European Union officials on Monday started discussing the appointment of a new peace overseer for Bosnia in the dual post of the Office of the High Representative, OHR and Special EU Representative, to replace outgoing envoy Miroslav Lajcak.
Lajcak, announced his departure two weeks ago to take up the post of Slovak Foreign Minister. He left for Bratislava on Monday after attending the three-day Security Conference in Munich but the OHR said Lajcak will be closely monitoring developments in Bosnia from a distance, while the daily business will be run by his principle deputy, US diplomat Raffi Gregorian.
The deadline for EU member states to put in applications for their candidates expired on Friday night. The candidates’ list should have been finalized over the weekend, but the selection and official confirmation could last for weeks, until a consensus has been reached among all the powers involved in Bosnia’s peace process after the 1992-95 war, a western diplomat told the Balkan Insight on Monday.
According to different diplomatic sources and media, the short list includes at least two Italians, a Slovene, a Greek, as well as one British and one Austrian diplomat. France may have also been interested to put up its candidate and many European countries would favor that option, but until Monday there was no confirmation that France has actually proposed its candidate.
Probably the most famous candidate was reportedly put up by the Great Britain, which has proposed its former ambassador to the UN, Sir Emyr Parry Jones.

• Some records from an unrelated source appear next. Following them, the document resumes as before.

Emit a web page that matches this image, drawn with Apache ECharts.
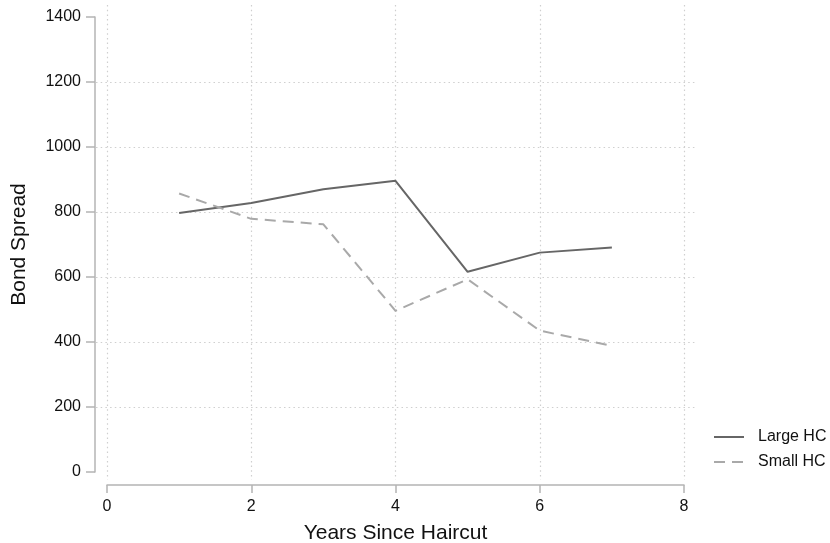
<!DOCTYPE html>
<html>
<head>
<meta charset="utf-8">
<script src="https://cdn.jsdelivr.net/npm/echarts@6/dist/echarts.min.js"></script>
<style>
  html, body { margin: 0; padding: 0; background: #fff; }
  #chart { width: 830px; height: 543px; }
</style>
</head>
<body>
<div id="chart"></div>
<script>
// Years since the haircut and average bond spread for each group
const years = [1, 2, 3, 4, 5, 6, 7];
const largeHC = [797, 828, 870, 896, 616, 675, 691];
const smallHC = [857, 779, 762, 496, 593, 435, 388];
const seriesNames = ['Large HC', 'Small HC'];
const xTitle = 'Years Since Haircut';
const yTitle = 'Bond Spread';

const FONT = '"Liberation Sans", Arial, sans-serif';
const AXIS_GRAY = '#b4b4b4';
const GRID_DOT = '#cfcfcf';
const DOTS = [1.5, 3.2];
const TEXT = '#111111';

const chart = echarts.init(document.getElementById('chart'), null, { renderer: 'canvas' });

const toPairs = (xs, ys) => xs.map((x, i) => [x, ys[i]]);
const plain = v => String(v);

// fixed plot boxes; labels are allowed to sit outside them
const box = (left, right, top, bottom) =>
  ({ left, right, top, bottom, containLabel: false, outerBoundsMode: 'none' });

chart.setOption({
  animation: false,
  backgroundColor: '#ffffff',
  grid: [
    // main plotting area: x 0..8, y 0..1400
    box(107, 146, 17, 71),
    // horizontal dotted guides, running a little wider than the data area
    box(96, 133, 17, 71),
    // vertical dotted guides, running a little taller than the data area
    box(107, 146, 5, 63)
  ],
  xAxis: [
    {
      gridIndex: 0, type: 'value', min: 0, max: 8, interval: 2,
      offset: 13,
      name: xTitle, nameLocation: 'middle', nameGap: 38,
      nameTextStyle: { fontFamily: FONT, fontSize: 21, color: TEXT },
      axisLine: { show: true, onZero: false, lineStyle: { color: AXIS_GRAY, width: 1.5 } },
      axisTick: { show: true, inside: false, length: 8, lineStyle: { color: AXIS_GRAY, width: 1.5 } },
      axisLabel: { fontFamily: FONT, fontSize: 16, color: TEXT, margin: 14, formatter: plain },
      splitLine: { show: false }
    },
    {
      gridIndex: 1, type: 'value', min: 0, max: 8, show: false
    },
    {
      gridIndex: 2, type: 'value', min: 0, max: 8, interval: 2,
      axisLine: { show: false }, axisTick: { show: false }, axisLabel: { show: false },
      splitLine: { show: true, lineStyle: { color: GRID_DOT, type: DOTS, width: 1.2 } }
    }
  ],
  yAxis: [
    {
      gridIndex: 0, type: 'value', min: 0, max: 1400, interval: 200,
      offset: 12,
      name: yTitle, nameLocation: 'middle', nameGap: 65,
      nameTextStyle: { fontFamily: FONT, fontSize: 21, color: TEXT },
      axisLine: { show: true, onZero: false, lineStyle: { color: AXIS_GRAY, width: 1.5 } },
      axisTick: { show: true, inside: false, length: 9, lineStyle: { color: AXIS_GRAY, width: 1.5 } },
      axisLabel: { fontFamily: FONT, fontSize: 16, color: TEXT, margin: 14, formatter: plain },
      splitLine: { show: false }
    },
    {
      gridIndex: 1, type: 'value', min: 0, max: 1400, interval: 200,
      axisLine: { show: false }, axisTick: { show: false }, axisLabel: { show: false },
      splitLine: {
        show: true, showMinLine: false, showMaxLine: false,
        lineStyle: { color: GRID_DOT, type: DOTS, width: 1.2 }
      }
    },
    {
      gridIndex: 2, type: 'value', min: 0, max: 1400, show: false
    }
  ],
  legend: {
    orient: 'vertical',
    left: 713, top: 429, padding: 0,
    itemWidth: 30, itemHeight: 14, itemGap: 9,
    itemStyle: { opacity: 0 },
    textStyle: { fontFamily: FONT, fontSize: 16, color: TEXT, padding: [0, 0, 0, 9] },
    data: seriesNames
  },
  series: [
    {
      name: seriesNames[0], type: 'line',
      xAxisIndex: 0, yAxisIndex: 0,
      data: toPairs(years, largeHC),
      symbol: 'none',
      lineStyle: { color: '#666666', width: 2 },
      itemStyle: { color: '#666666' }
    },
    {
      name: seriesNames[1], type: 'line',
      xAxisIndex: 0, yAxisIndex: 0,
      data: toPairs(years, smallHC),
      symbol: 'none',
      lineStyle: { color: '#a9a9a9', width: 2, type: [11, 7] },
      itemStyle: { color: '#a9a9a9' }
    }
  ]
});
</script>
</body>
</html>
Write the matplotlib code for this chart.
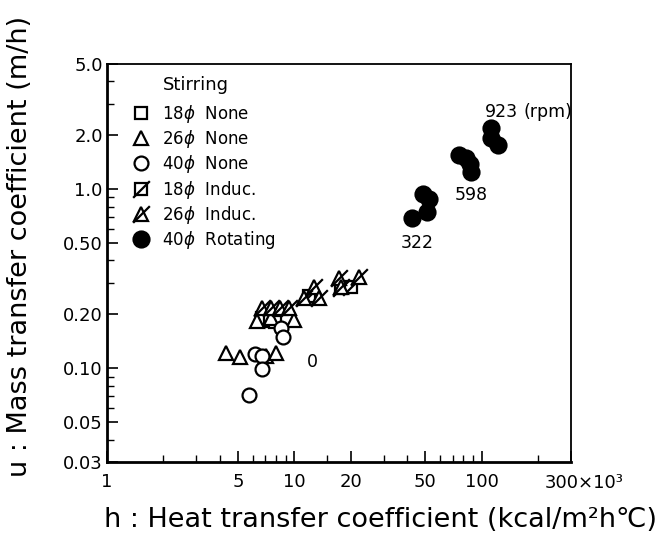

The best-known candidates in Bosnia are former Slovenian Foreign Minister Dimitrij Rupel, former Austrian ambassador to Bosnia, Valentin Inszko and former chief economist in the EU mission in Bosnia, Italian Renzo Daviddi. Italians have also proposed their current ambassador to Kosovo, Michael Louis Giffoni, while Greece has nominated its ambassador to the US, Alexandros Mallias.
EU officials hope that the best candidate could be selected and his name made public by the next meeting of EU Foreign Ministers on February 23, yet the official inauguration could wait until the next meeting of the Peace Implementation Council, PIC, at the end of March. PIC is an international body made of all countries engaged in Bosnia, which was tasked by the UN Security Council to supervise Bosnia’s peace-implementation and the work of the OHR.
Western officials and local and international analysts warn that despite the name and gravitas of the candidate, the international – and especially the EU – presence in Bosnia remains in serious difficulties.
The OHR’s broad governing powers are effectively dead because there is no common agreement among the EU capitals as to how to use them, and the military forces available are not strong enough to guarantee their implementation. Furthermore, European powers remain divided over what to do with Bosnia and whether to keep the OHR active for a bit longer, or to transfer some of its competencies to a new and reinforced EU Special Representative’s Office.
Yet the key questions is whether and how this office would be able to use OHR’s governing powers, an option that is strongly opposed by Bosnian Serbs and Serbia’s historic ally, Russia.
This confusion among EU countries and institutions have coincided with – if not enabled – the worst and still worsening political crisis which Bosnia and Herzegovina has been facing for the past three years.